— start EXTRACTED DATA —

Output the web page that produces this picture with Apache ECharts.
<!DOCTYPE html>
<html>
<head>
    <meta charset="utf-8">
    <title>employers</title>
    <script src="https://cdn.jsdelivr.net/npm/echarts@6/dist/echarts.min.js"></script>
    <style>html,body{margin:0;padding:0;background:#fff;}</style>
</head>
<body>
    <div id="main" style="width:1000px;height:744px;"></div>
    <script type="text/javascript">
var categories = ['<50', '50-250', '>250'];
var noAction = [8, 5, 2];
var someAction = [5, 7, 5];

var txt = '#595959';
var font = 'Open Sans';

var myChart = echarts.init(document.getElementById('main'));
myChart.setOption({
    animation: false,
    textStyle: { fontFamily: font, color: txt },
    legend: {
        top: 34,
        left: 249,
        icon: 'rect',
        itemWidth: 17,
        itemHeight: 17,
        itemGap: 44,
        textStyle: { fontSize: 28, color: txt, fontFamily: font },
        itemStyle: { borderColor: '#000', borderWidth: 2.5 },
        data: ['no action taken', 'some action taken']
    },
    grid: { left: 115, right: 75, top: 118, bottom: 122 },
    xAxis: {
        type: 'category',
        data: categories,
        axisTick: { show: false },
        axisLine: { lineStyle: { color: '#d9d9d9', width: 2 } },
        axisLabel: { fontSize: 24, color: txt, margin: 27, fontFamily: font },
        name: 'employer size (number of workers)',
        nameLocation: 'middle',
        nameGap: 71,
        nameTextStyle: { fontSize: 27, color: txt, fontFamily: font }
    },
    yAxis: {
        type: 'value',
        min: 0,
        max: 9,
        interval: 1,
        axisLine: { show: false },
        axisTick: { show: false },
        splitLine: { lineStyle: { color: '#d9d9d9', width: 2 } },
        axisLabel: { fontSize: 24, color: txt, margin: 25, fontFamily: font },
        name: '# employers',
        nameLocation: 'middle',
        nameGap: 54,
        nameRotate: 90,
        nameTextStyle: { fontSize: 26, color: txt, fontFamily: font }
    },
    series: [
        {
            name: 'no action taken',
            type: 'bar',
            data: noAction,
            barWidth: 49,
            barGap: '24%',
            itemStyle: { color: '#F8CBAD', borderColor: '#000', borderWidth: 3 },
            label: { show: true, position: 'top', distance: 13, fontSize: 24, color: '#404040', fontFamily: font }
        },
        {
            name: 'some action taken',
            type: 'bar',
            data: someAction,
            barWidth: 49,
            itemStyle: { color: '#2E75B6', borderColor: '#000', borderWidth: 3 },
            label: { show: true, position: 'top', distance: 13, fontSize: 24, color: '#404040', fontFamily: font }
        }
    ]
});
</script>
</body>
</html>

— end EXTRACTED DATA —
— start EXTRACTED DATA —

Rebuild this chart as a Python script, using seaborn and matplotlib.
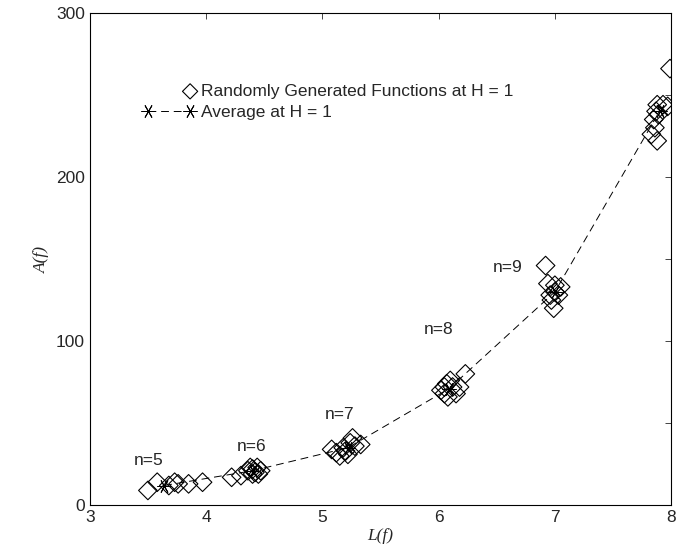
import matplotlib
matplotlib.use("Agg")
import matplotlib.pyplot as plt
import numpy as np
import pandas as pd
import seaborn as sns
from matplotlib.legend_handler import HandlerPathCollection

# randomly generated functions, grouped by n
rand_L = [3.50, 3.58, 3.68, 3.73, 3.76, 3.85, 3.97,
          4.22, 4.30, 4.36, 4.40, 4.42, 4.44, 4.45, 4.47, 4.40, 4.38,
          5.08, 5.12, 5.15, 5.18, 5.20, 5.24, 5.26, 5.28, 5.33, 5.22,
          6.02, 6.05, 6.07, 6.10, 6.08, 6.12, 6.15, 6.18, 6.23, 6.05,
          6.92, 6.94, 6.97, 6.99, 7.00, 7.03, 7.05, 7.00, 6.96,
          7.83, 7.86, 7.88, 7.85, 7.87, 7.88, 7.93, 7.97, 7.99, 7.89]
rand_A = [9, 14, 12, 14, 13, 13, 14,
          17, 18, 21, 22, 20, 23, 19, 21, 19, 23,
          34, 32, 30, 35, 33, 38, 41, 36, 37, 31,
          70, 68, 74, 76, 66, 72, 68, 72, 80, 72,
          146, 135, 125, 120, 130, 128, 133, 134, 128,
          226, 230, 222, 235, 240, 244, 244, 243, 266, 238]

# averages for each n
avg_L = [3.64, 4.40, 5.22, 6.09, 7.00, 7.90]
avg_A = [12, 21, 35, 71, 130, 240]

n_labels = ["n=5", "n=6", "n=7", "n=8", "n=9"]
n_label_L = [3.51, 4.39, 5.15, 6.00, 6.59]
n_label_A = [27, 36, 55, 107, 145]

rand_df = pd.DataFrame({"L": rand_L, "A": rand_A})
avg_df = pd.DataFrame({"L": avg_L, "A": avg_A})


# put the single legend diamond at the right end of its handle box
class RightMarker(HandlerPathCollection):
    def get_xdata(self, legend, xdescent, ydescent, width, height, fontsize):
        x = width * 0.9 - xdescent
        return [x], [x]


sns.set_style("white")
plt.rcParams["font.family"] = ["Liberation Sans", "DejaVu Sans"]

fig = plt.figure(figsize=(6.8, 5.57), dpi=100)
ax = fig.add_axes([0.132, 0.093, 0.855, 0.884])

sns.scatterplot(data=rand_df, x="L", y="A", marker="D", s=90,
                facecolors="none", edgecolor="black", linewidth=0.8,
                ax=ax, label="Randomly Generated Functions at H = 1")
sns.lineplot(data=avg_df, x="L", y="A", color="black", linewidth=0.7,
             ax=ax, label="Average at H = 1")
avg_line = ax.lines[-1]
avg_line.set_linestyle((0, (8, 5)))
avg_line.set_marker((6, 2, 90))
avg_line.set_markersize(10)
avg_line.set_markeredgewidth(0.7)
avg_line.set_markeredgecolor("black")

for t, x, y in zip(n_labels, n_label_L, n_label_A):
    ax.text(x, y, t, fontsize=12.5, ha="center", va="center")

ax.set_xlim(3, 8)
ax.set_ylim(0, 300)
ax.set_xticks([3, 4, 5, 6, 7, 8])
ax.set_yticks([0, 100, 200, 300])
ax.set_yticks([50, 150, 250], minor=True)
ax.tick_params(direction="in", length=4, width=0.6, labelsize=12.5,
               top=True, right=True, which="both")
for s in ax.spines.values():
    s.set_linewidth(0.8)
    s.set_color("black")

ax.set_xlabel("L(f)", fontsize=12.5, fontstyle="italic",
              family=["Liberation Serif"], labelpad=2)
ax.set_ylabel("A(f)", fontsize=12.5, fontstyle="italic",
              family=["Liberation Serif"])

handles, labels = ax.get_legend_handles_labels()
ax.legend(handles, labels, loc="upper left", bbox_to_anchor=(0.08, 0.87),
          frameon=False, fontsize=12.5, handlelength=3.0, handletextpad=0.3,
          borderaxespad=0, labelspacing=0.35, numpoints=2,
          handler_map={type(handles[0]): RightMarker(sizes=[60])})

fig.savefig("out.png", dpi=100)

— end EXTRACTED DATA —

§ WHAT IS BEING ASKED: Using the entries above, state how many lines include the word "seaborn", with no other words.

§ THE SOLUTION: 2